Let the vectors $$\vec{u}_1 = \hat{i} + \hat{j} + a\hat{k}$$, $$\vec{u}_2 = \hat{i} + b\hat{j} + \hat{k}$$, and $$\vec{u}_3 = c\hat{i} + \hat{j} + \hat{k}$$ be coplanar.

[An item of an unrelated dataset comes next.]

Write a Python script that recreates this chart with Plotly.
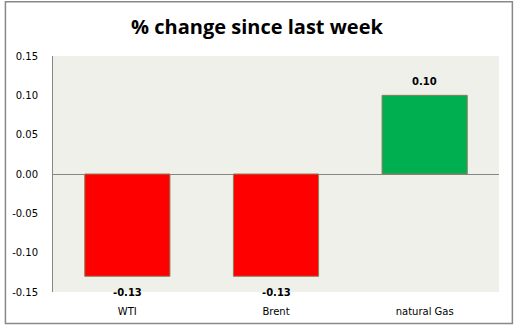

If the vectors $$\vec{v}_1 = (a+b)\hat{i} + c\hat{j} + c\hat{k}$$, $$\vec{v}_2 = a\hat{i} + (b+c)\hat{j} + a\hat{k}$$ and $$\vec{v}_3 = b\hat{i} + b\hat{j} + (c+a)\hat{k}$$ are also coplanar, then $$6(a + b + c)$$ is equal to

Vectors are coplanar if their scalar triple product (determinant) is zero:

$$\begin{vmatrix} 1 & 1 & a \\ 1 & b & 1 \\ c & 1 & 1 \end{vmatrix} = 0$$

Expanding along the first row:

$$1(b - 1) - 1(1 - c) + a(1 - bc) = 0$$

$$b - 1 - 1 + c + a - abc = 0 \implies \mathbf{a + b + c - 2 = abc}$$

$$\begin{vmatrix} a+b & c & c \\ a & b+c & a \\ b & b & c+a \end{vmatrix} = 0$$

Using row operations ($$R_1 \to R_1 - R_2 - R_3$$):

$$\begin{vmatrix} 0 & -2b & -2a \\ a & b+c & a \\ b & b & c+a \end{vmatrix} = 0$$

Expanding along the first row:

$$2b(a(c+a) - ab) - 2a(ab - b(b+c)) = 0$$

$$2b(ac + a^2 - ab) - 2a(ab - b^2 - bc) = 0$$

Divide by $$2b$$ (assuming $$b \neq 0$$):

$$(ac + a^2 - ab) - \frac{a}{b}(ab - b^2 - bc) = 0$$

$$ac + a^2 - ab - a^2 + ab + ac = 0 \implies \mathbf{2ac = 0}$$

This implies $$a=0$$ or $$c=0$$.

If $$a=0$$, substituting into our first equation ($$a + b + c - 2 = abc$$):

$$0 + b + c - 2 = 0 \implies \mathbf{b + c = 2}$$

The expression we need is $$6(a + b + c)$$:

$$6(0 + 2) = \mathbf{12}$$